This is the old postoffice and printery. St.Mary's Printery uses hand presses to produce printed materials for the Village. It is on the left hand side of the building. The lady of the printery is just going out for a walk, but she will be right back. So if you have any more questions, go visit her. She can tell you much more about it than I can.
The Drug Store
After spending some time at the blacksmith it is time to move on. The next stop is the Sherbrooke Drug Store. It recreates a pharmacy much like the one which was in Sherbrooke in the late 1890s.
Like being in 1890....
The lady wasn't aware that I was taking pictures. She was busy cleaning the counter when we walked in the store. But that actually gave it a feel of being the 1890's. Taking all the time in the world, and making sure that everything is clean and polished.
Most of the items you can see in this store are acquired and donated by the Nova Scotia Pharmaceutical Society. It is actually quite fun to look all the pots and pills that were there. They had bottles with blood purifier and even some that said poison.
A typical classroom of the 1870's
This is a typical classroom of the 1870's furnished and arranged according to the provincial government plans for schools in this period. The schoolmaster's desk, at the head of the classroom, stood on a raised platform, to allow easing viewing of the students. The schoolmaster considered a blackboard, maps, slates and a bell as necessary teaching aids.
I am glad I didn't go to this school, those benches look very uncomfortable!
Let's peek through the window...
Let's peek through the window of the post office (which is on the right hand side of the building). Yes, I think it is open! I can see the lady standing at the counter, so lets go inside and send some postcards..... Nooooo, not virtually! That wasn't possible in those days! Just the old fashioned way..... you know, writing down your message with a pen, get the postcard stamped and wait for weeks before you get a reply :-)
The postoffice dates from the 1850's. This lady will tell you the story how it was like to send and receive mail in those days.
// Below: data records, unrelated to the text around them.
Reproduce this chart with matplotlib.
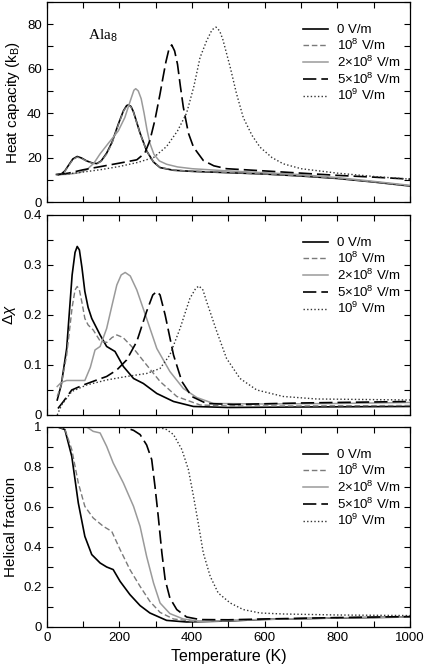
import matplotlib
matplotlib.use("Agg")
import matplotlib.pyplot as plt
from matplotlib.ticker import MultipleLocator, FormatStrFormatter

plt.rcParams["font.family"] = ["Liberation Sans", "DejaVu Sans"]
plt.rcParams["mathtext.fontset"] = "custom"
plt.rcParams["mathtext.rm"] = "Liberation Sans"
plt.rcParams["mathtext.it"] = "Liberation Sans:italic"

labels = ["0 V/m", "10$^8$ V/m", "2×10$^8$ V/m", "5×10$^8$ V/m", "10$^9$ V/m"]

# heat capacity (k_B)
cv_t0 = [27, 40, 50, 60, 72, 84, 96, 110, 125, 138, 150, 165, 180, 197, 211, 220, 225, 232, 239, 257, 275, 294, 312, 349, 400, 500, 600, 700, 800, 900, 1000]
cv_0 = [12.4, 12.6, 14.0, 16.5, 19.4, 20.5, 19.8, 18.5, 17.6, 17.3, 18.5, 22, 27, 35, 41, 43.4, 43.7, 43, 40.5, 31, 23, 18, 15.5, 14.3, 13.8, 13.2, 12.6, 11.7, 10.6, 9.0, 7.2]
cv_1 = [12.4, 12.6, 13.8, 16.2, 19.1, 20.2, 19.6, 18.4, 17.5, 17.2, 18.3, 21.6, 26.6, 34.6, 40.7, 43.1, 43.4, 42.8, 40.3, 30.8, 23, 18.1, 15.6, 14.4, 13.9, 13.3, 12.6, 11.8, 10.7, 9.1, 7.3]
cv_t2 = [30, 60, 90, 110, 130, 147, 170, 197, 215, 230, 240, 245, 252, 260, 268, 276, 284, 295, 310, 330, 360, 400, 500, 600, 700, 800, 900, 1000]
cv_2 = [12.3, 12.5, 13.2, 14.5, 17.5, 21.7, 26.5, 32, 38, 45.5, 50.3, 51, 50, 46.5, 40, 32.5, 26.5, 21.5, 18.5, 17, 15.8, 15, 14, 13.2, 12.3, 11.0, 9.3, 7.5]
cv_t5 = [30, 60, 100, 150, 200, 248, 270, 284, 298, 312, 320, 328, 336, 344, 352, 360, 368, 376, 390, 404, 431, 460, 495, 600, 700, 800, 900, 1000]
cv_5 = [12.3, 13.0, 14.5, 16.0, 17.5, 19, 22, 27.7, 37, 48.7, 56, 63, 68.5, 70.7, 68, 62, 52, 42.7, 31, 24.7, 18.7, 16.3, 15, 14, 13, 12, 11.2, 10.3]
cv_t9 = [30, 60, 100, 150, 200, 250, 294, 330, 360, 385, 405, 422, 440, 455, 466, 476, 485, 505, 522, 541, 565, 587, 620, 651, 700, 800, 900, 1000]
cv_9 = [12.3, 12.7, 13.5, 14.6, 16, 17.8, 20, 25, 32, 40, 52, 65, 72.5, 77.5, 78.7, 77, 73, 60.7, 49, 38, 30, 24.7, 20, 17.2, 15, 13, 11.5, 10.3]

# susceptibility difference
dx_t0 = [29, 40, 55, 70, 78, 84, 90, 97, 105, 114, 124, 147, 165, 188, 211, 239, 266, 303, 349, 404, 500, 700, 1000]
dx_0 = [0.03, 0.06, 0.133, 0.28, 0.325, 0.337, 0.33, 0.295, 0.247, 0.215, 0.193, 0.16, 0.137, 0.127, 0.097, 0.073, 0.063, 0.043, 0.027, 0.017, 0.015, 0.016, 0.017]
dx_t1 = [29, 40, 55, 70, 78, 84, 90, 97, 105, 114, 128, 147, 165, 180, 193, 210, 239, 275, 312, 358, 422, 500, 700, 1000]
dx_1 = [0.037, 0.06, 0.12, 0.215, 0.25, 0.257, 0.25, 0.225, 0.193, 0.18, 0.17, 0.148, 0.145, 0.155, 0.16, 0.155, 0.133, 0.1, 0.067, 0.037, 0.02, 0.018, 0.018, 0.019]
dx_t2 = [29, 40, 55, 80, 105, 120, 133, 147, 165, 180, 193, 205, 216, 230, 248, 275, 303, 339, 376, 413, 459, 600, 800, 1000]
dx_2 = [0.057, 0.065, 0.069, 0.069, 0.069, 0.095, 0.13, 0.137, 0.173, 0.22, 0.26, 0.28, 0.285, 0.278, 0.25, 0.193, 0.133, 0.087, 0.053, 0.035, 0.023, 0.022, 0.023, 0.025]
dx_t5 = [31, 46, 69, 101, 138, 165, 193, 220, 248, 275, 292, 303, 312, 326, 349, 372, 399, 440, 514, 700, 1000]
dx_5 = [0.013, 0.027, 0.05, 0.06, 0.07, 0.077, 0.09, 0.11, 0.147, 0.207, 0.24, 0.247, 0.24, 0.2, 0.12, 0.067, 0.037, 0.023, 0.021, 0.024, 0.027]
dx_t9 = [29, 41, 69, 110, 165, 220, 275, 312, 339, 367, 394, 410, 419, 430, 440, 468, 495, 532, 578, 651, 743, 1000]
dx_9 = [0.0, 0.02, 0.047, 0.06, 0.07, 0.077, 0.083, 0.093, 0.12, 0.173, 0.233, 0.253, 0.258, 0.25, 0.227, 0.167, 0.113, 0.073, 0.05, 0.037, 0.032, 0.03]

# helical fraction
hf_t0 = [30, 50, 69, 87, 105, 124, 147, 165, 183, 202, 229, 257, 284, 330, 385, 500, 600, 800, 1000]
hf_0 = [1.0, 0.987, 0.853, 0.62, 0.453, 0.362, 0.32, 0.3, 0.287, 0.228, 0.162, 0.107, 0.07, 0.033, 0.025, 0.03, 0.038, 0.045, 0.05]
hf_t1 = [30, 50, 69, 87, 105, 128, 156, 179, 202, 229, 257, 284, 312, 349, 404, 500, 600, 800, 1000]
hf_1 = [1.0, 0.99, 0.887, 0.72, 0.603, 0.545, 0.503, 0.478, 0.387, 0.287, 0.203, 0.128, 0.073, 0.04, 0.028, 0.032, 0.038, 0.045, 0.05]
hf_t2 = [30, 110, 128, 147, 165, 183, 211, 239, 257, 275, 294, 312, 339, 376, 422, 500, 600, 800, 1000]
hf_2 = [1.0, 1.0, 0.978, 0.97, 0.903, 0.82, 0.72, 0.603, 0.503, 0.353, 0.22, 0.12, 0.067, 0.04, 0.028, 0.032, 0.038, 0.046, 0.05]
hf_t5 = [30, 211, 239, 257, 275, 289, 298, 307, 317, 326, 339, 358, 385, 422, 500, 600, 800, 1000]
hf_5 = [1.0, 1.0, 0.983, 0.962, 0.91, 0.837, 0.703, 0.553, 0.37, 0.237, 0.145, 0.087, 0.05, 0.037, 0.036, 0.04, 0.047, 0.052]
hf_t9 = [30, 303, 330, 349, 372, 390, 404, 417, 431, 450, 472, 505, 541, 587, 651, 800, 1000]
hf_9 = [1.0, 1.0, 0.987, 0.962, 0.887, 0.787, 0.653, 0.52, 0.37, 0.253, 0.17, 0.12, 0.087, 0.07, 0.065, 0.06, 0.057]

styles = [
    dict(color="black", lw=1.2, ls="-"),
    dict(color="#7a7a7a", lw=1.0, ls=(0, (4, 2))),
    dict(color="#9a9a9a", lw=1.1, ls="-"),
    dict(color="black", lw=1.2, ls=(0, (8, 3))),
    dict(color="#333333", lw=1.0, ls=(0, (1, 1.6))),
]

panels = [
    ([cv_t0, cv_t0, cv_t2, cv_t5, cv_t9], [cv_0, cv_1, cv_2, cv_5, cv_9],
     "Heat capacity (k$_\\mathrm{B}$)", (0, 90), 20, 10, "%d"),
    ([dx_t0, dx_t1, dx_t2, dx_t5, dx_t9], [dx_0, dx_1, dx_2, dx_5, dx_9],
     "$\\Delta\\chi$", (0, 0.4), 0.1, 0.05, "%g"),
    ([hf_t0, hf_t1, hf_t2, hf_t5, hf_t9], [hf_0, hf_1, hf_2, hf_5, hf_9],
     "Helical fraction", (0, 1), 0.2, 0.1, "%g"),
]

fig = plt.figure(figsize=(4.26, 6.69), dpi=100)
bottoms = [0.698, 0.3797, 0.0628]
for i, (ts, ys, ylabel, ylim, major, minor, fmt) in enumerate(panels):
    ax = fig.add_axes([0.1096, bottoms[i], 0.853, 0.299])
    for t, y, lab, st in zip(ts, ys, labels, styles):
        ax.plot(t, y, label=lab, **st)
    ax.set_xlim(0, 1000)
    ax.set_ylim(*ylim)
    ax.xaxis.set_major_locator(MultipleLocator(200))
    ax.xaxis.set_minor_locator(MultipleLocator(100))
    ax.yaxis.set_major_locator(MultipleLocator(major))
    ax.yaxis.set_minor_locator(MultipleLocator(minor))
    ax.yaxis.set_major_formatter(FormatStrFormatter(fmt))
    ax.tick_params(which="both", direction="in", top=True, right=True,
                   labelsize=9.5, width=0.8, length=4)
    for sp in ax.spines.values():
        sp.set_linewidth(0.9)
    ax.set_ylabel(ylabel, fontsize=11, labelpad=4)
    ax.legend(loc="upper left", bbox_to_anchor=(0.705, 0.89), frameon=False,
              fontsize=9.5, handlelength=1.9, labelspacing=0.12,
              handletextpad=0.65, borderaxespad=0, borderpad=0)
    if i < 2:
        ax.tick_params(labelbottom=False)
    else:
        ax.set_xlabel("Temperature (K)", fontsize=11.5)
    if i == 0:
        ax.text(114, 75, "Ala$_8$", fontsize=11, family="Liberation Serif",
                ha="left", va="center")

fig.savefig("out.png", dpi=100)
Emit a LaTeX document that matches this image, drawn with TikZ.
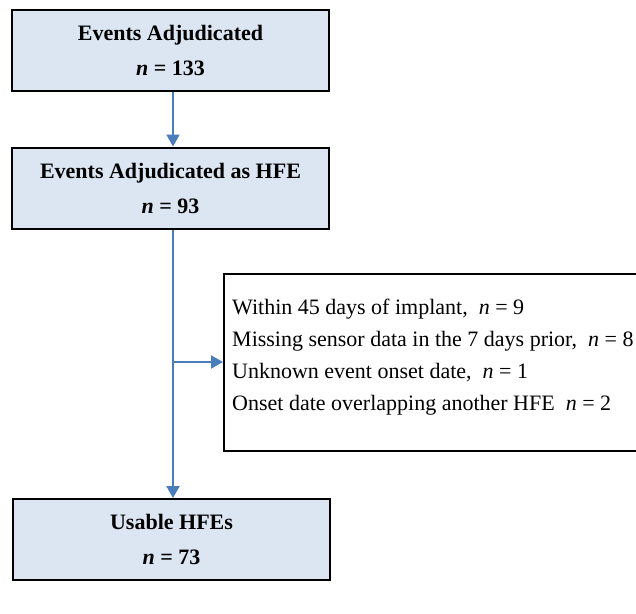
\documentclass[tikz,border=0pt]{standalone}
\usepackage{fontspec}
\setmainfont{Liberation Serif}
\usetikzlibrary{arrows.meta}
\definecolor{boxfill}{HTML}{DCE6F2}
\definecolor{flowblue}{HTML}{4A7EBB}
\tikzset{
  x=1pt, y=1pt,
  stagebox/.style={draw=black, line width=2pt, fill=boxfill, minimum width=317pt,
    minimum height=81pt, inner sep=0pt, align=center,
    font=\fontsize{22}{35}\selectfont\bfseries},
  exclbox/.style={draw=black, line width=2pt, fill=white, inner sep=0pt},
  flow/.style={draw=flowblue, line width=2pt,
    -{Triangle[width=13pt,length=12pt]}},
}
\begin{document}
\begin{tikzpicture}
\useasboundingbox (0,0) rectangle (636,-613);
\node[stagebox] (adj) at (170.5,-50.5) {Events Adjudicated\\\textit{n} = 133};
\node[stagebox] (hfe) at (170.5,-188) {Events Adjudicated as HFE\\\textit{n} = 93};
\node[stagebox] (use) at (171.5,-539.5) {Usable HFEs\\\textit{n} = 73};
\node[exclbox, minimum width=417pt, minimum height=177pt, anchor=north west] (excl) at (223,-273) {};
\node[anchor=west, align=left, inner sep=0pt, font=\fontsize{22}{32}\selectfont] (excltext) at (232,-357)
  {Within 45 days of implant,\ \ \textit{n} = 9\\
   Missing sensor data in the 7 days prior,\ \ \textit{n} = 8\\
   Unknown event onset date,\ \ \textit{n} = 1\\
   Onset date overlapping another HFE\ \ \textit{n} = 2};
\coordinate (branch) at (173,-362);
\draw[flow] (adj.south -| branch) -- (hfe.north -| branch);
\draw[flow] (hfe.south -| branch) -- (use.north -| branch);
\draw[flow] (branch) -- (excl.west |- branch);
\end{tikzpicture}
\end{document}
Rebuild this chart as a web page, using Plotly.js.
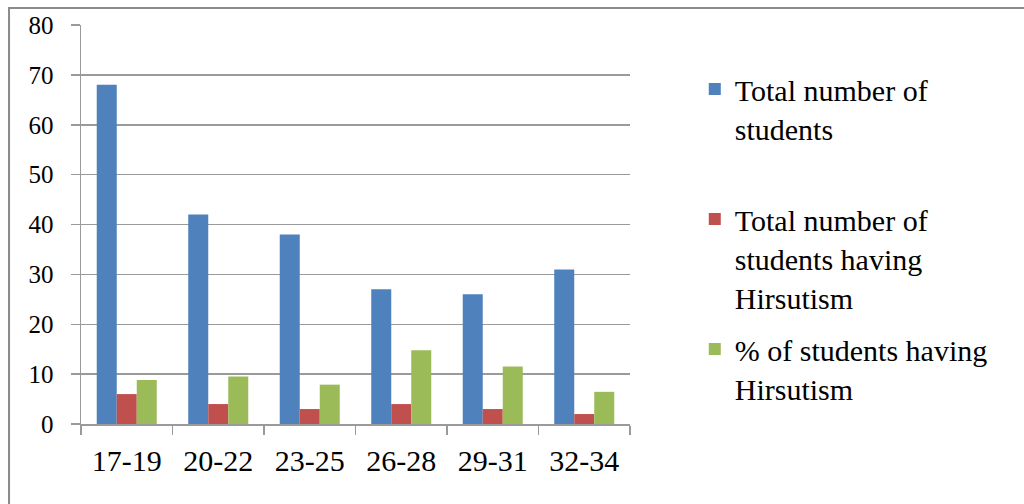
<!DOCTYPE html>
<html>
<head>
<meta charset="utf-8">
<script src="https://cdn.plot.ly/plotly-3.0.1.min.js"></script>
<style>
  html, body { margin: 0; padding: 0; background: #fff; }
  #chart { width: 1024px; height: 504px; }
</style>
</head>
<body>
<div id="chart"></div>
<script>
// Age groups of the surveyed students
const ageGroups = ['17-19', '20-22', '23-25', '26-28', '29-31', '32-34'];

// Students per age group
const totalStudents = [68, 42, 38, 27, 26, 31];

// Students with hirsutism per age group
const hirsuteStudents = [6, 4, 3, 4, 3, 2];

// Share of students with hirsutism (%)
const hirsutePercent = [8.82, 9.52, 7.89, 14.81, 11.54, 6.45];

// Legend labels (extra blank line on the first keeps entries evenly spaced)
const seriesNames = [
  'Total number of<br>students<br> ',
  'Total number of<br>students having<br>Hirsutism',
  '% of students having<br>Hirsutism'
];

const serif = "'Liberation Serif', 'Times New Roman', 'DejaVu Serif', serif";
const gridGray = '#9a9a9a';

const traces = [
  { values: totalStudents, color: '#4F81BD' },
  { values: hirsuteStudents, color: '#C0504D' },
  { values: hirsutePercent, color: '#9BBB59' }
].map((s, i) => ({
  type: 'bar',
  x: ageGroups,
  y: s.values,
  name: seriesNames[i],
  legendgroup: 'g' + i,
  marker: { color: s.color, line: { width: 0 } },
  hoverinfo: 'x+y'
}));

const layout = {
  width: 1024,
  height: 504,
  margin: { l: 81, r: 394, t: 25, b: 80 },
  paper_bgcolor: '#ffffff',
  plot_bgcolor: '#ffffff',
  barmode: 'group',
  bargap: 0.344,
  bargroupgap: 0,
  font: { family: serif, color: '#000000' },
  xaxis: {
    type: 'category',
    showgrid: false,
    showline: true,
    linecolor: gridGray,
    linewidth: 1.5,
    ticks: 'outside',
    tickson: 'boundaries',
    ticklen: 9,
    tickcolor: gridGray,
    tickwidth: 1.5,
    ticklabelstandoff: 9,
    tickfont: { family: serif, size: 30, color: '#000000' },
    fixedrange: true
  },
  yaxis: {
    range: [0, 80],
    dtick: 10,
    tick0: 0,
    showgrid: true,
    gridcolor: gridGray,
    gridwidth: 1.5,
    zeroline: false,
    showline: true,
    linecolor: gridGray,
    linewidth: 1.5,
    ticks: 'outside',
    ticklen: 9,
    tickcolor: gridGray,
    tickwidth: 1.5,
    ticklabelstandoff: 12,
    tickfont: { family: serif, size: 25, color: '#000000' },
    fixedrange: true
  },
  legend: {
    x: 1.118,
    xanchor: 'left',
    y: 0.905,
    yanchor: 'top',
    traceorder: 'grouped',
    tracegroupgap: 10,
    valign: 'top',
    itemwidth: 30,
    bgcolor: 'rgba(0,0,0,0)',
    font: { family: serif, size: 30, color: '#000000' }
  },
  shapes: [{
    type: 'rect',
    xref: 'paper', yref: 'paper',
    x0: -0.1311, x1: 1.8,
    y0: -0.3, y1: 1.0426,
    line: { color: '#8a8a8a', width: 2 },
    fillcolor: 'rgba(0,0,0,0)',
    layer: 'below'
  }]
};

Plotly.newPlot('chart', traces, layout, { displayModeBar: false, staticPlot: true });
</script>
</body>
</html>
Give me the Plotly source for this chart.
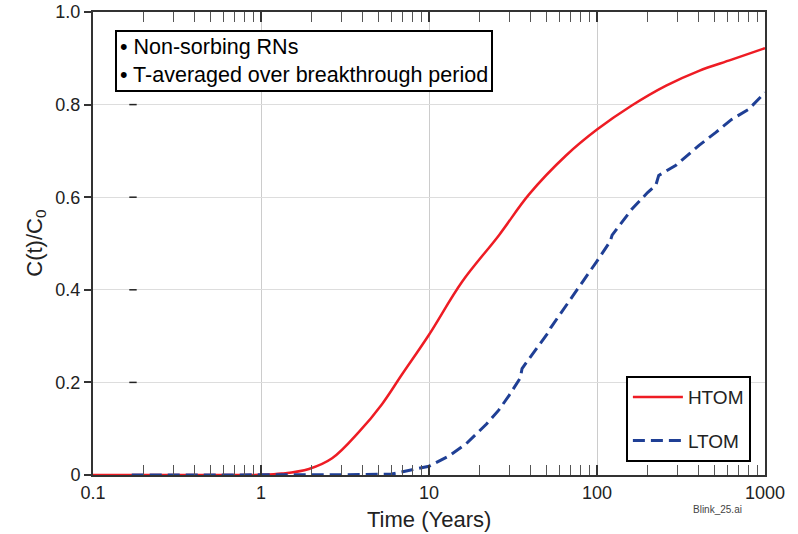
import plotly.graph_objects as go

# HTOM (red, solid)
t_htom = [0.1, 0.5, 1.0, 1.33, 1.93, 2.65, 3.83, 5.25, 6.9, 10, 15.7, 26.1, 39.4, 65.4, 100, 161, 258, 405, 633, 1000]
c_htom = [0.0, 0.0, 0.0005, 0.003, 0.013, 0.036, 0.093, 0.153, 0.217, 0.303, 0.417, 0.518, 0.606, 0.69, 0.746, 0.798, 0.841, 0.873, 0.897, 0.922]

# LTOM (blue, dashed)
t_ltom = [0.17, 1.0, 3.0, 6.0, 10, 13, 16.6, 22, 26, 30, 33.4, 35, 35.8, 45, 51.8, 53, 75, 100, 120, 123, 161, 200, 224, 233, 295, 405, 510, 633, 800, 1000]
c_ltom = [0.0, 0.0, 0.0005, 0.002, 0.019, 0.04, 0.067, 0.11, 0.14, 0.172, 0.20, 0.21, 0.23, 0.28, 0.31, 0.318, 0.396, 0.462, 0.505, 0.518, 0.574, 0.61, 0.626, 0.647, 0.669, 0.712, 0.740, 0.768, 0.79, 0.826]

x_tickvals = [0.1, 1, 10, 100, 1000]
x_ticktext = ["0.1", "1", "10", "100", "1000"]
y_tickvals = [0, 0.2, 0.4, 0.6, 0.8, 1.0]
y_ticktext = ["0", "0.2", "0.4", "0.6", "0.8", "1.0"]
inner_dash_vals = [0.2, 0.4, 0.6, 0.8]

FONT = "Liberation Sans, Arial, Helvetica, sans-serif"
INK = "#222222"

fig = go.Figure()
fig.add_trace(go.Scatter(x=t_htom, y=c_htom, mode="lines", name="HTOM",
                         legendgroup="a",
                         line=dict(color="#ee1c24", width=2.5, shape="spline", smoothing=1.0)))
fig.add_trace(go.Scatter(x=t_ltom, y=c_ltom, mode="lines", name="LTOM",
                         legendgroup="b",
                         line=dict(color="#1f3f95", width=3, dash="12px,6px")))

for v in inner_dash_vals:
    fig.add_shape(type="line", xref="paper", yref="y", x0=0.054, x1=0.065, y0=v, y1=v,
                  line=dict(color=INK, width=1.5))

fig.add_annotation(xref="paper", yref="paper", x=0.033, y=0.961, xanchor="left", yanchor="top",
                   text="• Non-sorbing RNs<br>• T-averaged over breakthrough period",
                   showarrow=False, align="left",
                   font=dict(family=FONT, size=21.5, color="black"),
                   bordercolor="black", borderwidth=2, borderpad=3, bgcolor="white")

fig.add_annotation(xref="paper", yref="paper", x=0.93, y=-0.075, xanchor="center", yanchor="middle",
                   text="Blink_25.ai", showarrow=False,
                   font=dict(family=FONT, size=10, color="#444444"))

# axis titles
fig.add_annotation(xref="paper", yref="paper", x=0.5, y=-0.097, xanchor="center", yanchor="middle",
                   text="Time (Years)", showarrow=False,
                   font=dict(family=FONT, size=22, color=INK))
fig.add_annotation(xref="paper", yref="paper", x=-0.086, y=0.5, xanchor="center", yanchor="middle",
                   text="C(t)/C<sub>0</sub>", showarrow=False, textangle=-90,
                   font=dict(family=FONT, size=22, color=INK))

fig.update_layout(
    width=798, height=534,
    margin=dict(l=93, r=33, t=12, b=59, autoexpand=False),
    plot_bgcolor="white", paper_bgcolor="white",
    font=dict(family=FONT, color=INK),
    legend=dict(x=0.979, y=0.028, xanchor="right", yanchor="bottom",
                bordercolor="black", borderwidth=2, bgcolor="white",
                font=dict(family=FONT, size=19, color=INK),
                traceorder="grouped", tracegroupgap=16, itemwidth=50),
    showlegend=True,
)

fig.update_xaxes(type="log", range=[-1, 3], automargin=False,
                 tickvals=x_tickvals, ticktext=x_ticktext,
                 ticks="inside", ticklen=10, tickwidth=2, tickcolor="#333",
                 showline=True, linecolor="#333", linewidth=2, mirror="allticks",
                 showgrid=True, gridcolor="#cccccc", gridwidth=1,
                 tickfont=dict(family=FONT, size=18, color=INK),
                 minor=dict(ticks="inside", ticklen=10, tickwidth=1, tickcolor="#555",
                            dtick="D1", showgrid=False),
                 zeroline=False)

fig.update_yaxes(range=[0, 1.0], automargin=False,
                 tickvals=y_tickvals, ticktext=y_ticktext,
                 ticks="outside", ticklen=7, tickwidth=1.5, tickcolor="#333",
                 showline=True, linecolor="#333", linewidth=2, mirror=True,
                 showgrid=True, gridcolor="#dddddd", gridwidth=1,
                 tickfont=dict(family=FONT, size=18, color=INK),
                 zeroline=False)

fig.write_html("out.html")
The post office had more of a social function; all the people in the village would get together and wait for the post to arrive.
And this is the endresult!
And this is the endresult! I wandered around and took a look at the workshop. There are tools hanging on the walls everywhere. And of course with the things he recently made. The working bench is also covered with tools. Yep, this was a place where there is a real blacksmith at work, not just a tourist attraction. I can hear the sounds while I just look around, the fire is put up a bit higher, the slamming on the iron, the hissing of the water when he cools off the iron again.
Now who is that on the bike?
Now who is that on the bike? I think it is the blacksmith, he must be going to work. Let's follow him and take a look at his shop.
The Blacksmith Shop
The Blacksmith Shop has operated since it was established in the 1870's by Joe McLane. Today the blacksmith produces ironwork for the Village restauration and for sale.
The blacksmith at work.
The blacksmith at work. He seemed to enjoy his job a lot, explaining cheerfully everything about the work of a blacksmith and giving a demontstration as well.